Last Updated on 22 Kasım 2025 by Turizm Günlüğü
Turizmci Deniz Emin Tüfekçi, TÜRSAB 26. Olağan Genel Kurulu’nun ilk gününe ilişkin gözlemlerinde İstanbul’dan başlayan katılım düşüklüğüne dikkat çekerken, Firuz Bağlıkaya’nın bölge desteği ve sakin üslubuyla yarışta önde göründüğünü söyledi.
Tüfekçi: ‘İstanbul’dan Gelen Katılım Şaşırtıcı Derecede Düşüktü
Turizmci Deniz Emin Tüfekçi, TÜRSAB 26. Olağan Genel Kurulu’nun ilk gününe ilişkin gözlemlerini Turizm Günlüğü’yle paylaştı. Tüfekçi, özellikle İstanbul genelindeki katılımın beklenenden oldukça düşük olduğunu belirtti.
Sabah Kadıköy’den kalkan ilk otobüste yalnızca üç kişinin bulunduğunu, kendisinin bindiği ikinci otobüste ise tek başına yolculuk ettiğini söyleyen Tüfekçi, “İstanbul’un en yoğun bölgelerinden birinden yola çıkan araçların bu kadar boş olması, ilginin zayıflığını net şekilde gösteriyordu.” ifadelerini kullandı.

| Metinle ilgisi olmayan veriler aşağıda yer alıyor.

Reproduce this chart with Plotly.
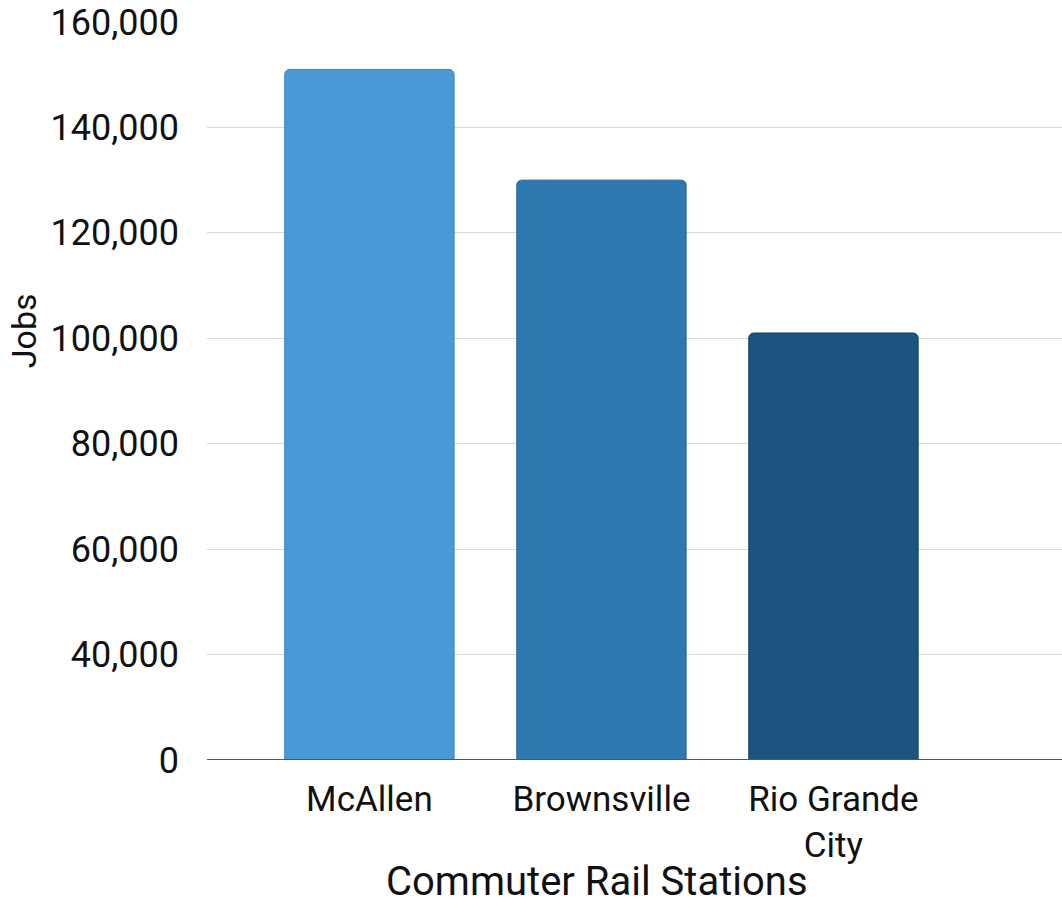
import plotly.graph_objects as go

# Jobs reachable at each commuter rail station
stations = ["McAllen", "Brownsville", "Rio Grande<br>City"]
jobs = [151000, 130000, 101000]
bar_colors = ["#4899d6", "#2e78b2", "#1b557f"]
edge_colors = ["#3a85c0", "#23649a", "#133f60"]

# y-axis tick positions and their printed labels
tick_vals = [20000, 40000, 60000, 80000, 100000, 120000, 140000, 160000]
tick_text = ["0", "40,000", "60,000", "80,000", "100,000", "120,000", "140,000", "160,000"]

FONT = "Roboto, Liberation Sans, Arial, sans-serif"

fig = go.Figure(
    go.Bar(
        x=stations,
        y=jobs,
        width=0.73,
        marker=dict(color=bar_colors, line=dict(color=edge_colors, width=1)),
        hoverinfo="x+y",
    )
)

fig.update_layout(
    width=1062,
    height=905,
    margin=dict(l=207, r=0, t=22, b=145),
    paper_bgcolor="white",
    plot_bgcolor="white",
    barcornerradius=5,
    showlegend=False,
    font=dict(family=FONT, color="#111111"),
)

fig.update_xaxes(
    range=[-0.70, 2.985],
    showgrid=False,
    showline=False,
    ticks="",
    tickfont=dict(size=35, color="#111111"),
    ticklabelstandoff=15,
)

fig.update_yaxes(
    range=[20000, 160000],
    tickvals=tick_vals,
    ticktext=tick_text,
    showgrid=True,
    gridcolor="#d9d9d9",
    gridwidth=1,
    zeroline=False,
    showline=False,
    ticks="",
    tickfont=dict(size=36, color="#111111"),
    ticklabelstandoff=27,
)

# x-axis title, centred under the bars
fig.add_annotation(
    text="Commuter Rail Stations",
    xref="paper", yref="paper", x=0.456, y=0,
    xanchor="center", yanchor="middle", yshift=-121,
    showarrow=False, font=dict(size=40, color="#111111"),
)

# y-axis title, set above the vertical middle of the plot
fig.add_annotation(
    text="Jobs", textangle=-90,
    xref="paper", yref="paper", x=0, y=0.581,
    xanchor="center", yanchor="middle", xshift=-183,
    showarrow=False, font=dict(size=34, color="#111111"),
)

# baseline under the bars
fig.add_shape(
    type="line", xref="paper", yref="y",
    x0=0, x1=1, y0=20000, y1=20000,
    line=dict(color="#555555", width=2),
)

fig.write_html("out.html")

Genel kurul salonundaki katılıma da değinen Tüfekçi, kayıtlı delegelerin yaklaşık 2.200 civarında olmasına rağmen katılım oranının yüzde 90’ın altında olduğunu vurguladı. “Salonda iki bin kişiden daha az üye vardı. Bu da seçime olan motivasyonun düşük olduğunu gösteren önemli bir gösterge.” dedi.
“Firuz Bağlıkaya rahat görünüyordu”
Sahadaki tabloyu değerlendiren Deniz Emin Tüfekçi, bölge temsilcilerinden ciddi destek alan Firuz Bağlıkaya’nın oldukça rahat bir görüntü verdiğini belirterek şunları söyledi:
“Her ne kadar salonun bir bölümü tepkisiz kalsa da, bu grubun tamamının muhalefete oy vereceği pek olası görünmüyor. Bağlıkaya, üslubu, ses tonu ve sakin tavırlarıyla kendi kitlesine güven verdi.”

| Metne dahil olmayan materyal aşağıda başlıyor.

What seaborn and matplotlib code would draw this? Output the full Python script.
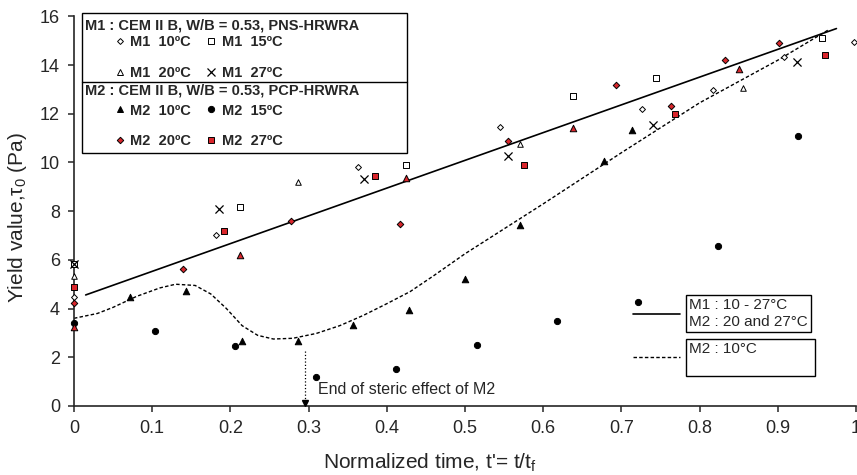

“Muhalefet birleşti ama liderlik boşluğu hissedildi”
Divan yönetiminin küçük hatalar yaptığını ancak süreci genel olarak yönettiğini ifade eden Tüfekçi, muhalefetin performansını ise şöyle değerlendirdi:
“Muhalefet kanadı son dakikada birleşmiş olmasına rağmen sahnede zayıf, gergin ve dağınık bir görüntü sergiledi. İçlerinde gerçek anlamda liderlik vasfı taşıyan bir isim olmaması, etkili bir muhalefet profili çizilememesine yol açtı. Yönetici işleri doğru yapar, lider ise doğru işleri yapar; muhalefette ikisi de yoktu.”
Tüfekçi, “Ciddi ve güçlü bir lider aday çıkmış olsaydı, Bağlıkaya’nın yarışta daha zorlanacağı açıktı.” diyerek değerlendirmesini tamamladı.